The Strive Enhanced Income Short Maturity ETF (BUXX) seeks to generate enhanced income through a portfolio of short-duration fixed income securities. This actively managed bond ETF focuses on short-term debt instruments with maturities typically under three years to minimize interest rate sensitivity while targeting above-average yield.
How It Works
BUXX employs an active management approach to construct a diversified portfolio of short-maturity bonds, including corporate debt, government securities, and asset-backed securities. The fund's managers actively select securities based on credit quality, yield potential, and duration targets.
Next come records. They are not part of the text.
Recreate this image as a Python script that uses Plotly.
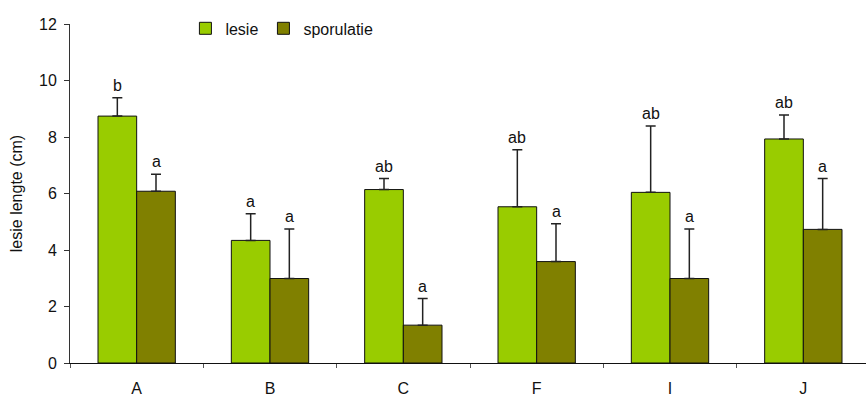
import plotly.graph_objects as go

categories = ["A", "B", "C", "F", "I", "J"]
lesie = [8.74, 4.34, 6.14, 5.53, 6.04, 7.93]
lesie_err = [0.65, 0.94, 0.39, 2.02, 2.35, 0.85]
sporulatie = [6.08, 2.99, 1.34, 3.59, 2.99, 4.73]
sporulatie_err = [0.60, 1.75, 0.94, 1.34, 1.75, 1.80]
lesie_letters = ["b", "a", "ab", "ab", "ab", "ab"]
sporulatie_letters = ["a", "a", "a", "a", "a", "a"]

FONT = "Liberation Sans, Arial, sans-serif"
FS = 16

fig = go.Figure()
fig.add_trace(go.Bar(
    name="lesie", x=categories, y=lesie, legend="legend",
    marker=dict(color="#99CC00", line=dict(color="#111111", width=1)),
    error_y=dict(type="data", array=lesie_err, arrayminus=[0]*len(lesie_err),
                 symmetric=False, color="#222222", thickness=1.5, width=5),
))
fig.add_trace(go.Bar(
    name="sporulatie", x=categories, y=sporulatie, legend="legend2",
    marker=dict(color="#808000", line=dict(color="#111111", width=1)),
    error_y=dict(type="data", array=sporulatie_err, arrayminus=[0]*len(sporulatie_err),
                 symmetric=False, color="#222222", thickness=1.5, width=5),
))

annotations = []
for i, c in enumerate(categories):
    annotations.append(dict(x=c, y=lesie[i] + lesie_err[i], text=lesie_letters[i],
                            xref="x", yref="y", showarrow=False, yanchor="bottom",
                            xshift=-19.5, yshift=2, font=dict(size=FS, color="#111111", family=FONT)))
    annotations.append(dict(x=c, y=sporulatie[i] + sporulatie_err[i], text=sporulatie_letters[i],
                            xref="x", yref="y", showarrow=False, yanchor="bottom",
                            xshift=19.5, yshift=2, font=dict(size=FS, color="#111111", family=FONT)))

legend_common = dict(orientation="h", y=0.987, xanchor="left", yanchor="middle",
                     font=dict(size=FS, family=FONT), bgcolor="rgba(0,0,0,0)",
                     itemwidth=30)

fig.update_layout(
    width=866, height=397,
    margin=dict(l=70, r=0, t=24, b=34),
    paper_bgcolor="white", plot_bgcolor="white",
    barmode="group", bargap=0.42, bargroupgap=0,
    font=dict(family=FONT, size=FS, color="#111111"),
    showlegend=True,
    legend=dict(x=0.145, **legend_common),
    legend2=dict(x=0.243, **legend_common),
    annotations=annotations,
    xaxis=dict(range=[-0.5, 5.47], showline=True, linecolor="#111111", linewidth=1,
               ticks="outside", tickson="boundaries", ticklen=4, tickcolor="#555555",
               showgrid=False, zeroline=False, tickfont=dict(size=FS), ticklabelstandoff=11),
    yaxis=dict(range=[0, 12], dtick=2, showline=True, linecolor="#333333", linewidth=1,
               ticks="outside", ticklen=5, tickcolor="#333333", showgrid=False, zeroline=False,
               tickfont=dict(size=FS), ticklabelstandoff=4,
               title=dict(text="lesie lengte (cm)", font=dict(size=FS), standoff=12)),
)

fig.write_html("out.html", config={"displayModeBar": False},
               post_script="document.body.style.margin='0';document.body.style.overflow='hidden';")
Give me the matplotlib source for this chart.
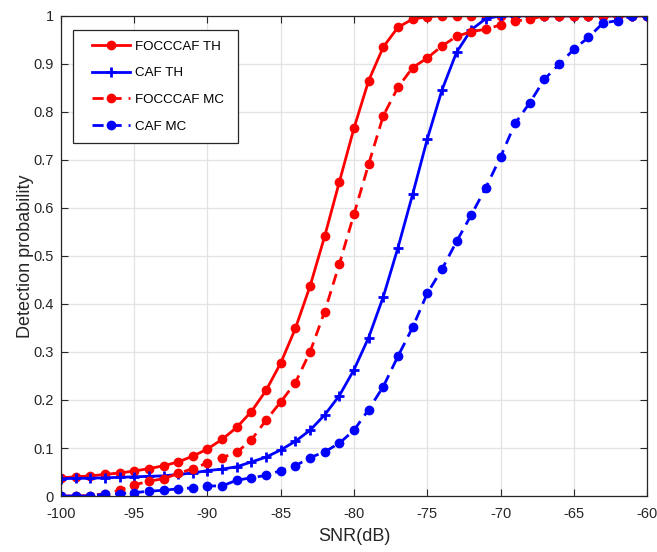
import numpy as np
import matplotlib
matplotlib.use("Agg")
import matplotlib.pyplot as plt
from matplotlib.legend_handler import HandlerLine2D

plt.rcParams['font.family'] = ['Liberation Sans', 'DejaVu Sans']
plt.rcParams['axes.unicode_minus'] = False

# SNR grid in dB
snr = np.arange(-100, -59, 1)

foc_th = [0.038, 0.040, 0.042, 0.045, 0.048, 0.052, 0.057, 0.063, 0.071, 0.083,
          0.098, 0.118, 0.143, 0.176, 0.220, 0.277, 0.349, 0.437, 0.541, 0.654,
          0.766, 0.865, 0.935, 0.976, 0.993, 0.998, 1.0, 1.0, 1.0, 1.0,
          1.0, 1.0, 1.0, 1.0, 1.0, 1.0, 1.0, 1.0, 1.0, 1.0, 1.0]
caf_th = [0.036, 0.037, 0.037, 0.038, 0.039, 0.040, 0.041, 0.042, 0.045, 0.048,
          0.053, 0.056, 0.061, 0.071, 0.081, 0.096, 0.114, 0.137, 0.169, 0.209,
          0.263, 0.330, 0.415, 0.517, 0.628, 0.743, 0.845, 0.924, 0.971, 0.994,
          1.0, 1.0, 1.0, 1.0, 1.0, 1.0, 1.0, 1.0, 1.0, 1.0, 1.0]
foc_mc = [0.0, 0.0, 0.001, 0.005, 0.012, 0.023, 0.031, 0.036, 0.047, 0.057,
          0.069, 0.080, 0.091, 0.117, 0.158, 0.196, 0.236, 0.300, 0.384, 0.483,
          0.587, 0.691, 0.792, 0.851, 0.892, 0.912, 0.937, 0.957, 0.967, 0.972,
          0.981, 0.989, 0.993, 1.0, 1.0, 1.0, 1.0, 1.0, 1.0, 1.0, 1.0]
caf_mc = [0.0, 0.0, 0.0, 0.004, 0.005, 0.007, 0.010, 0.012, 0.015, 0.017,
          0.021, 0.021, 0.033, 0.038, 0.043, 0.053, 0.063, 0.080, 0.092, 0.110,
          0.137, 0.180, 0.228, 0.291, 0.351, 0.422, 0.472, 0.530, 0.585, 0.642,
          0.706, 0.776, 0.819, 0.868, 0.899, 0.930, 0.955, 0.985, 0.990, 1.0, 1.0]

fig = plt.figure(figsize=(6.57, 5.52), dpi=100)
ax = fig.add_axes([0.0928, 0.1014, 0.892, 0.870])

dash = (0, (4, 2.5))
ax.plot(snr, foc_th, color='#ff0000', lw=2, marker='o', ms=6, label='FOCCCAF TH')
ax.plot(snr, caf_th, color='#0000ff', lw=2, marker='+', ms=7, mew=2, label='CAF TH')
ax.plot(snr, foc_mc, color='#ff0000', lw=2, ls=dash, marker='o', ms=6, label='FOCCCAF MC')
ax.plot(snr, caf_mc, color='#0000ff', lw=2, ls=dash, marker='o', ms=6, label='CAF MC')

ax.set_xlim(-100, -60)
ax.set_ylim(0, 1)
ax.set_xticks(np.arange(-100, -59, 5))
ax.set_yticks(np.arange(0, 1.01, 0.1))
ax.set_yticklabels(['0', '0.1', '0.2', '0.3', '0.4', '0.5', '0.6', '0.7', '0.8', '0.9', '1'])
ax.grid(True, color='#e3e3e3', lw=0.9)
ax.set_axisbelow(True)
ax.tick_params(direction='in', top=True, right=True, labelsize=10.5, colors='#262626',
               length=5, width=0.8)
ax.tick_params(axis='x', pad=8)
ax.tick_params(axis='y', pad=5)
for s in ax.spines.values():
    s.set_color('#262626')
    s.set_linewidth(0.9)

ax.set_xlabel('SNR(dB)', fontsize=13, color='#262626', labelpad=5)
ax.set_ylabel('Detection probability', fontsize=13, color='#262626', labelpad=0)

# matlab style legend: blank room left of the line samples, wide box
leg = ax.legend(loc='upper left', bbox_to_anchor=(0.0205, 0.5, 0.2816, 0.471),
                mode='expand', borderaxespad=0,
                fontsize=9.6, fancybox=False, framealpha=1, edgecolor='#262626',
                handlelength=3.46, borderpad=0.8, labelspacing=1.07, handletextpad=0.38,
                handler_map={plt.Line2D: HandlerLine2D(xpad=0.6)})
leg.get_frame().set_linewidth(0.9)

fig.savefig('out.png', dpi=100)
Portfolio duration is maintained below three years to reduce interest rate risk while seeking to capitalize on credit spreads and yield curve positioning opportunities.
Key Features
- Zero expense ratio makes it one of the most cost-effective actively managed fixed income ETFs available to investors
- 4.04% dividend yield provides attractive current income compared to traditional money market funds and short-term Treasury ETFs
- Recently launched in August 2023, representing Strive's entry into the enhanced income space with active management approach
Risks
- This ETF can lose value if interest rates rise rapidly, as even short-duration bonds decline in price when rates increase
- Credit risk exists if underlying bond issuers default or face downgrades, potentially causing permanent capital losses beyond rate movements
- Active management risk means the fund could underperform passive short-term bond indexes if security selection proves unsuccessful
Who Should Own This
Best suited for conservative income-focused investors with 1-3 year time horizons seeking higher yields than money markets while accepting low-to-moderate risk. Appropriate as a cash alternative or defensive satellite holding (5-15% allocation) for investors wanting enhanced income without significant duration risk.